STATED EXERCISE – Repeat the data that follows, word for word, without the images.

.....

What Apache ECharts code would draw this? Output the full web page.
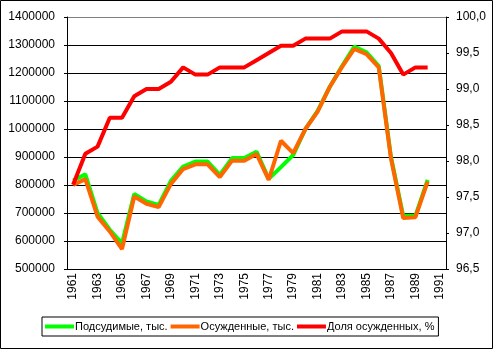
<!DOCTYPE html>
<html>
<head>
<meta charset="utf-8">
<script src="https://cdn.jsdelivr.net/npm/echarts@6/dist/echarts.min.js"></script>
<style>
html,body{margin:0;padding:0;background:#fff;}
#c{width:495px;height:350px;}
</style>
</head>
<body>
<div id="c"></div>
<script>
const years = ['1961','1962','1963','1964','1965','1966','1967','1968','1969','1970','1971','1972','1973','1974','1975','1976','1977','1978','1979','1980','1981','1982','1983','1984','1985','1986','1987','1988','1989','1990','1991'];
const defendants = [816000, 838000, 700000, 640000, 592000, 768000, 741000, 729000, 815000, 866000, 884000, 884000, 836000, 896000, 896000, 919000, 822000, 864000, 907000, 1000000, 1065000, 1151000, 1225000, 1294000, 1274000, 1225000, 900000, 690000, 690000, 818000];
const convicted = [800000, 821000, 687000, 634000, 571000, 759000, 733000, 721000, 804000, 857000, 874000, 874000, 828000, 887000, 887000, 911000, 818000, 958000, 914000, 1000000, 1062000, 1151000, 1222000, 1286000, 1267000, 1220000, 895000, 682000, 685000, 812000];
const share = [97.67, 98.1, 98.2, 98.6, 98.6, 98.9, 99.0, 99.0, 99.1, 99.3, 99.2, 99.2, 99.3, 99.3, 99.3, 99.4, 99.5, 99.6, 99.6, 99.7, 99.7, 99.7, 99.8, 99.8, 99.8, 99.7, 99.5, 99.2, 99.3, 99.3];
const seriesNames = ['Подсудимые, тыс.', 'Осужденные, тыс.', 'Доля осужденных, %'];

const font = "'Liberation Sans', Arial, sans-serif";
const chart = echarts.init(document.getElementById('c'), null, {renderer: 'canvas'});
const gridColors = ['#000','#000','#000','#000','#000','#000','#000','#000','#000','#808080'];
chart.setOption({
  animation: false,
  backgroundColor: '#fff',
  graphic: [{
    type: 'rect', silent: true, z: 100,
    shape: {x: 0.5, y: 0.5, width: 492, height: 348},
    style: {fill: 'none', stroke: '#000', lineWidth: 1}
  }],
  grid: {left: 67, top: 17, right: 49, bottom: 81, containLabel: false},
  legend: {
    left: 42, top: 317,
    padding: [4, 4, 4, 3],
    itemGap: 3,
    itemWidth: 29, itemHeight: 4,
    icon: 'rect',
    borderColor: '#000', borderWidth: 1,
    textStyle: {fontFamily: font, fontSize: 11, color: '#000', padding: [0, 0, 0, -4]},
    data: seriesNames
  },
  xAxis: {
    type: 'category',
    data: years,
    boundaryGap: true,
    axisLine: {lineStyle: {color: '#000', width: 1}},
    axisTick: {interval: 0, length: 4, lineStyle: {color: '#000'}},
    axisLabel: {interval: 1, rotate: 90, margin: 4, color: '#000', fontFamily: font, fontSize: 12}
  },
  yAxis: [{
    type: 'value',
    min: 500000, max: 1400000, interval: 100000,
    axisLine: {show: true, lineStyle: {color: '#000'}},
    axisTick: {show: true, length: 3, lineStyle: {color: '#000'}},
    axisLabel: {margin: 12, color: '#000', fontFamily: font, fontSize: 12,
      formatter: v => String(v)},
    splitLine: {show: true, lineStyle: {color: gridColors, width: 1}}
  }, {
    type: 'value',
    min: 96.5, max: 100, interval: 0.5,
    position: 'right',
    axisLine: {show: true, lineStyle: {color: '#000'}},
    axisTick: {show: true, length: 3, lineStyle: {color: '#000'}},
    axisLabel: {margin: 10, color: '#000', fontFamily: font, fontSize: 12,
      formatter: v => v.toFixed(1).replace('.', ',')},
    splitLine: {show: false}
  }],
  series: [{
    name: seriesNames[0], type: 'line', data: defendants, yAxisIndex: 0,
    showSymbol: false, symbol: 'none', color: '#00ff00',
    lineStyle: {color: '#00ff00', width: 4}
  }, {
    name: seriesNames[1], type: 'line', data: convicted, yAxisIndex: 0,
    showSymbol: false, symbol: 'none', color: '#ff6600',
    lineStyle: {color: '#ff6600', width: 4}
  }, {
    name: seriesNames[2], type: 'line', data: share, yAxisIndex: 1,
    showSymbol: false, symbol: 'none', color: '#ff0000',
    lineStyle: {color: '#ff0000', width: 4}
  }]
});
</script>
</body>
</html>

.....

SOLUTION TO THE EXERCISE –
What Apache ECharts code would draw this? Output the full web page.
<!DOCTYPE html>
<html>
<head>
<meta charset="utf-8">
<script src="https://cdn.jsdelivr.net/npm/echarts@6/dist/echarts.min.js"></script>
<style>
html,body{margin:0;padding:0;background:#fff;}
#c{width:495px;height:350px;}
</style>
</head>
<body>
<div id="c"></div>
<script>
const years = ['1961','1962','1963','1964','1965','1966','1967','1968','1969','1970','1971','1972','1973','1974','1975','1976','1977','1978','1979','1980','1981','1982','1983','1984','1985','1986','1987','1988','1989','1990','1991'];
const defendants = [816000, 838000, 700000, 640000, 592000, 768000, 741000, 729000, 815000, 866000, 884000, 884000, 836000, 896000, 896000, 919000, 822000, 864000, 907000, 1000000, 1065000, 1151000, 1225000, 1294000, 1274000, 1225000, 900000, 690000, 690000, 818000];
const convicted = [800000, 821000, 687000, 634000, 571000, 759000, 733000, 721000, 804000, 857000, 874000, 874000, 828000, 887000, 887000, 911000, 818000, 958000, 914000, 1000000, 1062000, 1151000, 1222000, 1286000, 1267000, 1220000, 895000, 682000, 685000, 812000];
const share = [97.67, 98.1, 98.2, 98.6, 98.6, 98.9, 99.0, 99.0, 99.1, 99.3, 99.2, 99.2, 99.3, 99.3, 99.3, 99.4, 99.5, 99.6, 99.6, 99.7, 99.7, 99.7, 99.8, 99.8, 99.8, 99.7, 99.5, 99.2, 99.3, 99.3];
const seriesNames = ['Подсудимые, тыс.', 'Осужденные, тыс.', 'Доля осужденных, %'];

const font = "'Liberation Sans', Arial, sans-serif";
const chart = echarts.init(document.getElementById('c'), null, {renderer: 'canvas'});
const gridColors = ['#000','#000','#000','#000','#000','#000','#000','#000','#000','#808080'];
chart.setOption({
  animation: false,
  backgroundColor: '#fff',
  graphic: [{
    type: 'rect', silent: true, z: 100,
    shape: {x: 0.5, y: 0.5, width: 492, height: 348},
    style: {fill: 'none', stroke: '#000', lineWidth: 1}
  }],
  grid: {left: 67, top: 17, right: 49, bottom: 81, containLabel: false},
  legend: {
    left: 42, top: 317,
    padding: [4, 4, 4, 3],
    itemGap: 3,
    itemWidth: 29, itemHeight: 4,
    icon: 'rect',
    borderColor: '#000', borderWidth: 1,
    textStyle: {fontFamily: font, fontSize: 11, color: '#000', padding: [0, 0, 0, -4]},
    data: seriesNames
  },
  xAxis: {
    type: 'category',
    data: years,
    boundaryGap: true,
    axisLine: {lineStyle: {color: '#000', width: 1}},
    axisTick: {interval: 0, length: 4, lineStyle: {color: '#000'}},
    axisLabel: {interval: 1, rotate: 90, margin: 4, color: '#000', fontFamily: font, fontSize: 12}
  },
  yAxis: [{
    type: 'value',
    min: 500000, max: 1400000, interval: 100000,
    axisLine: {show: true, lineStyle: {color: '#000'}},
    axisTick: {show: true, length: 3, lineStyle: {color: '#000'}},
    axisLabel: {margin: 12, color: '#000', fontFamily: font, fontSize: 12,
      formatter: v => String(v)},
    splitLine: {show: true, lineStyle: {color: gridColors, width: 1}}
  }, {
    type: 'value',
    min: 96.5, max: 100, interval: 0.5,
    position: 'right',
    axisLine: {show: true, lineStyle: {color: '#000'}},
    axisTick: {show: true, length: 3, lineStyle: {color: '#000'}},
    axisLabel: {margin: 10, color: '#000', fontFamily: font, fontSize: 12,
      formatter: v => v.toFixed(1).replace('.', ',')},
    splitLine: {show: false}
  }],
  series: [{
    name: seriesNames[0], type: 'line', data: defendants, yAxisIndex: 0,
    showSymbol: false, symbol: 'none', color: '#00ff00',
    lineStyle: {color: '#00ff00', width: 4}
  }, {
    name: seriesNames[1], type: 'line', data: convicted, yAxisIndex: 0,
    showSymbol: false, symbol: 'none', color: '#ff6600',
    lineStyle: {color: '#ff6600', width: 4}
  }, {
    name: seriesNames[2], type: 'line', data: share, yAxisIndex: 1,
    showSymbol: false, symbol: 'none', color: '#ff0000',
    lineStyle: {color: '#ff0000', width: 4}
  }]
});
</script>
</body>
</html>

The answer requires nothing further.